* start DATA PROVIDED *

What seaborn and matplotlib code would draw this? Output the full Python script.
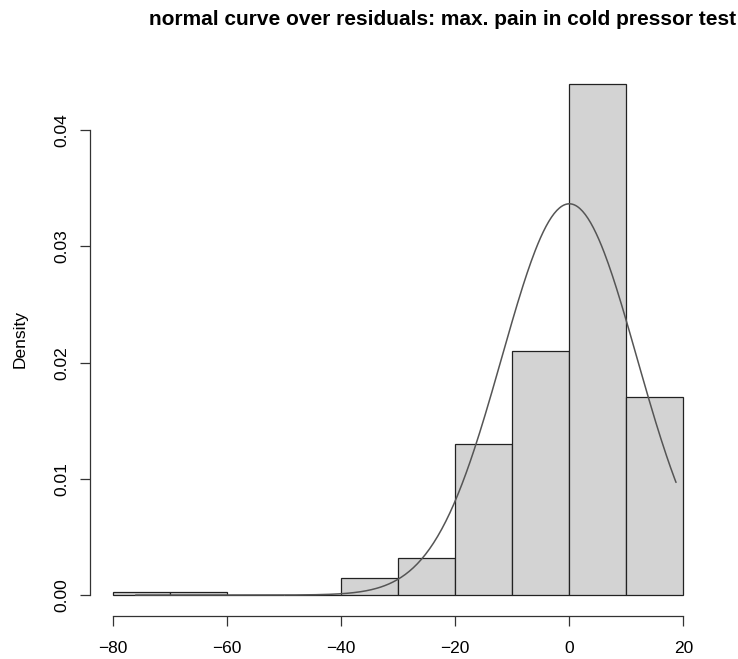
import numpy as np
import pandas as pd
import matplotlib
matplotlib.use('Agg')
import matplotlib.pyplot as plt
import seaborn as sns

# histogram of residuals (density per 10-unit bin)
bin_edges = [-80, -70, -60, -50, -40, -30, -20, -10, 0, 10, 20]
bin_density = [0.0003, 0.0003, 0.0, 0.0, 0.0015, 0.0032, 0.013, 0.021, 0.044, 0.017]

# normal curve laid over it
curve_mean = 0.0
curve_sd = 11.85
curve_from = -76.0
curve_to = 18.7

x_ticks = [-80, -60, -40, -20, 0, 20]
y_ticks = [0.00, 0.01, 0.02, 0.03, 0.04]
y_tick_labels = ['0.00', '0.01', '0.02', '0.03', '0.04']

title = 'normal curve over residuals: max. pain in cold pressor test'

sns.set_style('ticks')
plt.rcParams['font.family'] = ['Liberation Sans', 'DejaVu Sans']
plt.rcParams['text.color'] = 'black'
plt.rcParams['xtick.labelcolor'] = 'black'
plt.rcParams['ytick.labelcolor'] = 'black'
plt.rcParams['axes.labelcolor'] = 'black'

centers = [(a + b) / 2 for a, b in zip(bin_edges[:-1], bin_edges[1:])]
df = pd.DataFrame({'resid': centers, 'dens': bin_density})

xs = np.linspace(curve_from, curve_to, 400)
curve = pd.DataFrame({'x': xs,
                      'y': np.exp(-0.5 * ((xs - curve_mean) / curve_sd) ** 2) / (curve_sd * np.sqrt(2 * np.pi))})

fig = plt.figure(figsize=(7.38, 6.59), dpi=100)
ax = fig.add_axes([0.122, 0.066, 0.835, 0.838])

sns.histplot(data=df, x='resid', weights='dens', bins=bin_edges, stat='count',
             color='#d3d3d3', alpha=1, edgecolor='#222222', linewidth=0.9, ax=ax)
sns.lineplot(data=curve, x='x', y='y', color='#555555', linewidth=1.1, ax=ax)

ax.set_xlim(-84, 24)
ax.set_ylim(-0.00176, 0.04576)
ax.set_xticks(x_ticks)
ax.set_xticklabels([str(t).replace('-', '\u2212') for t in x_ticks], fontsize=12.5, color='black')
ax.set_yticks(y_ticks)
ax.set_yticklabels(y_tick_labels, fontsize=12.5, rotation=90, va='center', color='black')
ax.tick_params(length=7, width=0.9, color='#333333')
ax.tick_params(axis='x', pad=11)
ax.tick_params(axis='y', pad=8)
ax.set_xlabel('')
ax.set_ylabel('Density', fontsize=12.5, labelpad=19, color='black')

for side in ['top', 'right']:
    ax.spines[side].set_visible(False)
ax.spines['left'].set_bounds(0, 0.04)
ax.spines['bottom'].set_bounds(-80, 20)
for side in ['left', 'bottom']:
    ax.spines[side].set_linewidth(0.9)
    ax.spines[side].set_color('#333333')

fig.text(0.5996, 0.962, title, ha='center', va='baseline', fontsize=15,
         fontweight='bold', color='black')

fig.savefig('out.png', dpi=100)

* end DATA PROVIDED *

** WHAT IS EXPECTED **
Repeat the lines of the listing above verbatim, beginning at its first line and ending at the line containing "fontsize=12.5, labelpad=19, color='black')", which is included. Omit pictures.

** OUTPUT OF THE EXERCISE **
What seaborn and matplotlib code would draw this? Output the full Python script.
import numpy as np
import pandas as pd
import matplotlib
matplotlib.use('Agg')
import matplotlib.pyplot as plt
import seaborn as sns

# histogram of residuals (density per 10-unit bin)
bin_edges = [-80, -70, -60, -50, -40, -30, -20, -10, 0, 10, 20]
bin_density = [0.0003, 0.0003, 0.0, 0.0, 0.0015, 0.0032, 0.013, 0.021, 0.044, 0.017]

# normal curve laid over it
curve_mean = 0.0
curve_sd = 11.85
curve_from = -76.0
curve_to = 18.7

x_ticks = [-80, -60, -40, -20, 0, 20]
y_ticks = [0.00, 0.01, 0.02, 0.03, 0.04]
y_tick_labels = ['0.00', '0.01', '0.02', '0.03', '0.04']

title = 'normal curve over residuals: max. pain in cold pressor test'

sns.set_style('ticks')
plt.rcParams['font.family'] = ['Liberation Sans', 'DejaVu Sans']
plt.rcParams['text.color'] = 'black'
plt.rcParams['xtick.labelcolor'] = 'black'
plt.rcParams['ytick.labelcolor'] = 'black'
plt.rcParams['axes.labelcolor'] = 'black'

centers = [(a + b) / 2 for a, b in zip(bin_edges[:-1], bin_edges[1:])]
df = pd.DataFrame({'resid': centers, 'dens': bin_density})

xs = np.linspace(curve_from, curve_to, 400)
curve = pd.DataFrame({'x': xs,
                      'y': np.exp(-0.5 * ((xs - curve_mean) / curve_sd) ** 2) / (curve_sd * np.sqrt(2 * np.pi))})

fig = plt.figure(figsize=(7.38, 6.59), dpi=100)
ax = fig.add_axes([0.122, 0.066, 0.835, 0.838])

sns.histplot(data=df, x='resid', weights='dens', bins=bin_edges, stat='count',
             color='#d3d3d3', alpha=1, edgecolor='#222222', linewidth=0.9, ax=ax)
sns.lineplot(data=curve, x='x', y='y', color='#555555', linewidth=1.1, ax=ax)

ax.set_xlim(-84, 24)
ax.set_ylim(-0.00176, 0.04576)
ax.set_xticks(x_ticks)
ax.set_xticklabels([str(t).replace('-', '\u2212') for t in x_ticks], fontsize=12.5, color='black')
ax.set_yticks(y_ticks)
ax.set_yticklabels(y_tick_labels, fontsize=12.5, rotation=90, va='center', color='black')
ax.tick_params(length=7, width=0.9, color='#333333')
ax.tick_params(axis='x', pad=11)
ax.tick_params(axis='y', pad=8)
ax.set_xlabel('')
ax.set_ylabel('Density', fontsize=12.5, labelpad=19, color='black')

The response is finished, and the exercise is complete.